Begin INFORMATION SUPPLIED

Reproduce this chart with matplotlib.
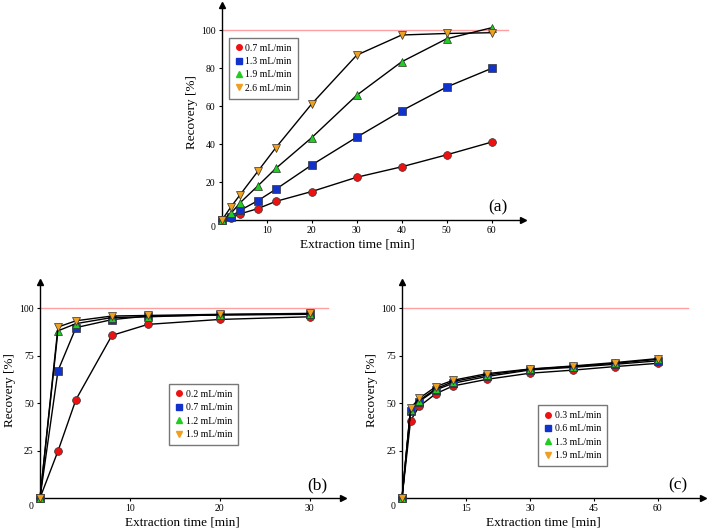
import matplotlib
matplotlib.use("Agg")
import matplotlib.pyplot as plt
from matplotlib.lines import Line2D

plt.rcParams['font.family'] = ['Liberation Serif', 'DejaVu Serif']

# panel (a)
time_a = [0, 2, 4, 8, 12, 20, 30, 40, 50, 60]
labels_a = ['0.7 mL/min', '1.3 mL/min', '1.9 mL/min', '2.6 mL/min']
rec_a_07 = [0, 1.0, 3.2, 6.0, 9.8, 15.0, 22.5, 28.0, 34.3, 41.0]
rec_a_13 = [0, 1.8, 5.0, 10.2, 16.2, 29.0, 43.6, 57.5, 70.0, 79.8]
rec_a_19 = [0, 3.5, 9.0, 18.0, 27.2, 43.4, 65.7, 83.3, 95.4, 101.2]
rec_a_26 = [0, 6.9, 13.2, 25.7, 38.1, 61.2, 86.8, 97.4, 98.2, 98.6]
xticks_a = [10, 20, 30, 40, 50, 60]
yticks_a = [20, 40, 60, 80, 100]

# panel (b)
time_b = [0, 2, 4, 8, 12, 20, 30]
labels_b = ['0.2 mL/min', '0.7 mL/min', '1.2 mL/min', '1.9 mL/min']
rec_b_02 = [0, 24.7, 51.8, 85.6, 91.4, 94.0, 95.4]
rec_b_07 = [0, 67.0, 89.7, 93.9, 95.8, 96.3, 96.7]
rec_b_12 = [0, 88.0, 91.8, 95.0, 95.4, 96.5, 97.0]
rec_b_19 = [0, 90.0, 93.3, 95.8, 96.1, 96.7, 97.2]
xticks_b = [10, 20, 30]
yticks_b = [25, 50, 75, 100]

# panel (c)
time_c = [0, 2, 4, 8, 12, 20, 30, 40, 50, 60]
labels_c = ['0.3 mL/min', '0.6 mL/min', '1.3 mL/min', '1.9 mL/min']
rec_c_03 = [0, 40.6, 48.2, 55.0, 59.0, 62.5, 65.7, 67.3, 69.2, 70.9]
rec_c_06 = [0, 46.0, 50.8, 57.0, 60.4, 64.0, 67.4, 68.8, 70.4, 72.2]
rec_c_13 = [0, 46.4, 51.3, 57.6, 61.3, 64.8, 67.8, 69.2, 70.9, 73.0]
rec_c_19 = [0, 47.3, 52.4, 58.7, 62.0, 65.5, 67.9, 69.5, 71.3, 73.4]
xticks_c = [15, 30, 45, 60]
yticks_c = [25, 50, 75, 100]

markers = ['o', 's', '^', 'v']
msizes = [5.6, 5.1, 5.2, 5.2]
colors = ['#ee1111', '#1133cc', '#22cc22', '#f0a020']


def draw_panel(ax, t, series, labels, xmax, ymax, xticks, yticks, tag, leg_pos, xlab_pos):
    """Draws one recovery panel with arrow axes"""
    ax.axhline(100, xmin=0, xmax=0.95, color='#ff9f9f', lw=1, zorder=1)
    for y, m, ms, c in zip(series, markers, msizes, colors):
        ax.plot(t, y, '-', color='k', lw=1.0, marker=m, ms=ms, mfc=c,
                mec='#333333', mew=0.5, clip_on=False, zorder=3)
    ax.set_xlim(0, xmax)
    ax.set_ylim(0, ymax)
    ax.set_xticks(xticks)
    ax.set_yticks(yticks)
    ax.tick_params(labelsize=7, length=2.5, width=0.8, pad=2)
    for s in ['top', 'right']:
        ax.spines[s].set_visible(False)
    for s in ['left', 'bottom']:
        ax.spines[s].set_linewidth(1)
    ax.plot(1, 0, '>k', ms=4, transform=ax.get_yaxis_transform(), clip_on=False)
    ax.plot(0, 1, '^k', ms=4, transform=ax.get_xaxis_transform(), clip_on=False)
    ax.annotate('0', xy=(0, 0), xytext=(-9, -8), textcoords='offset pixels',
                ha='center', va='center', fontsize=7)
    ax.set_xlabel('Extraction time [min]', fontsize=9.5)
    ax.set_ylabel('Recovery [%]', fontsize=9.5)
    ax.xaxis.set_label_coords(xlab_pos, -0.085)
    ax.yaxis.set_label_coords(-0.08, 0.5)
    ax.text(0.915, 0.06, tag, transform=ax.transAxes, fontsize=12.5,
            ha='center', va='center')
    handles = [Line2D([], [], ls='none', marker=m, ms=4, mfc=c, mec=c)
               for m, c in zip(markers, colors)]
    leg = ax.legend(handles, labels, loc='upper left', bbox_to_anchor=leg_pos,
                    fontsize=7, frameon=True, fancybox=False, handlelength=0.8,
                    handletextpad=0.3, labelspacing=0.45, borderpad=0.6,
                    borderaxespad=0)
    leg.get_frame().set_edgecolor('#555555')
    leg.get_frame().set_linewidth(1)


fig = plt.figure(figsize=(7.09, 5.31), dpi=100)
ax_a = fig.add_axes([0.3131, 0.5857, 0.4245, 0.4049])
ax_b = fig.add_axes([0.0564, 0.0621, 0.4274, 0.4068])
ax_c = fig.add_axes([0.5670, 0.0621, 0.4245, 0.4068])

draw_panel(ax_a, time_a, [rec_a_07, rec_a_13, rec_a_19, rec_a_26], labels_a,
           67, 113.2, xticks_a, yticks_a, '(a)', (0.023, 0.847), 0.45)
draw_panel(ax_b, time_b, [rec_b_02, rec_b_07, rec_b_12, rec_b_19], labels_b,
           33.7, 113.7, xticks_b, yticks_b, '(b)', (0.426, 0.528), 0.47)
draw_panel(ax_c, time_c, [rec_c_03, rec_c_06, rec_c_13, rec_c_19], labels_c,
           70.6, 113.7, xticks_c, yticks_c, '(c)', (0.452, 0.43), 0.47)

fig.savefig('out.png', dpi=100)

End INFORMATION SUPPLIED

• **EXERCISE**: Repeat the lines of the listing above verbatim, beginning at its first line and ending at the line containing "colors = ['#ee1111', '#1133cc', '#22cc22', '#f0a020']", which is included. Omit pictures.

• **WRITTEN ANSWER**:
Reproduce this chart with matplotlib.
import matplotlib
matplotlib.use("Agg")
import matplotlib.pyplot as plt
from matplotlib.lines import Line2D

plt.rcParams['font.family'] = ['Liberation Serif', 'DejaVu Serif']

# panel (a)
time_a = [0, 2, 4, 8, 12, 20, 30, 40, 50, 60]
labels_a = ['0.7 mL/min', '1.3 mL/min', '1.9 mL/min', '2.6 mL/min']
rec_a_07 = [0, 1.0, 3.2, 6.0, 9.8, 15.0, 22.5, 28.0, 34.3, 41.0]
rec_a_13 = [0, 1.8, 5.0, 10.2, 16.2, 29.0, 43.6, 57.5, 70.0, 79.8]
rec_a_19 = [0, 3.5, 9.0, 18.0, 27.2, 43.4, 65.7, 83.3, 95.4, 101.2]
rec_a_26 = [0, 6.9, 13.2, 25.7, 38.1, 61.2, 86.8, 97.4, 98.2, 98.6]
xticks_a = [10, 20, 30, 40, 50, 60]
yticks_a = [20, 40, 60, 80, 100]

# panel (b)
time_b = [0, 2, 4, 8, 12, 20, 30]
labels_b = ['0.2 mL/min', '0.7 mL/min', '1.2 mL/min', '1.9 mL/min']
rec_b_02 = [0, 24.7, 51.8, 85.6, 91.4, 94.0, 95.4]
rec_b_07 = [0, 67.0, 89.7, 93.9, 95.8, 96.3, 96.7]
rec_b_12 = [0, 88.0, 91.8, 95.0, 95.4, 96.5, 97.0]
rec_b_19 = [0, 90.0, 93.3, 95.8, 96.1, 96.7, 97.2]
xticks_b = [10, 20, 30]
yticks_b = [25, 50, 75, 100]

# panel (c)
time_c = [0, 2, 4, 8, 12, 20, 30, 40, 50, 60]
labels_c = ['0.3 mL/min', '0.6 mL/min', '1.3 mL/min', '1.9 mL/min']
rec_c_03 = [0, 40.6, 48.2, 55.0, 59.0, 62.5, 65.7, 67.3, 69.2, 70.9]
rec_c_06 = [0, 46.0, 50.8, 57.0, 60.4, 64.0, 67.4, 68.8, 70.4, 72.2]
rec_c_13 = [0, 46.4, 51.3, 57.6, 61.3, 64.8, 67.8, 69.2, 70.9, 73.0]
rec_c_19 = [0, 47.3, 52.4, 58.7, 62.0, 65.5, 67.9, 69.5, 71.3, 73.4]
xticks_c = [15, 30, 45, 60]
yticks_c = [25, 50, 75, 100]

markers = ['o', 's', '^', 'v']
msizes = [5.6, 5.1, 5.2, 5.2]
colors = ['#ee1111', '#1133cc', '#22cc22', '#f0a020']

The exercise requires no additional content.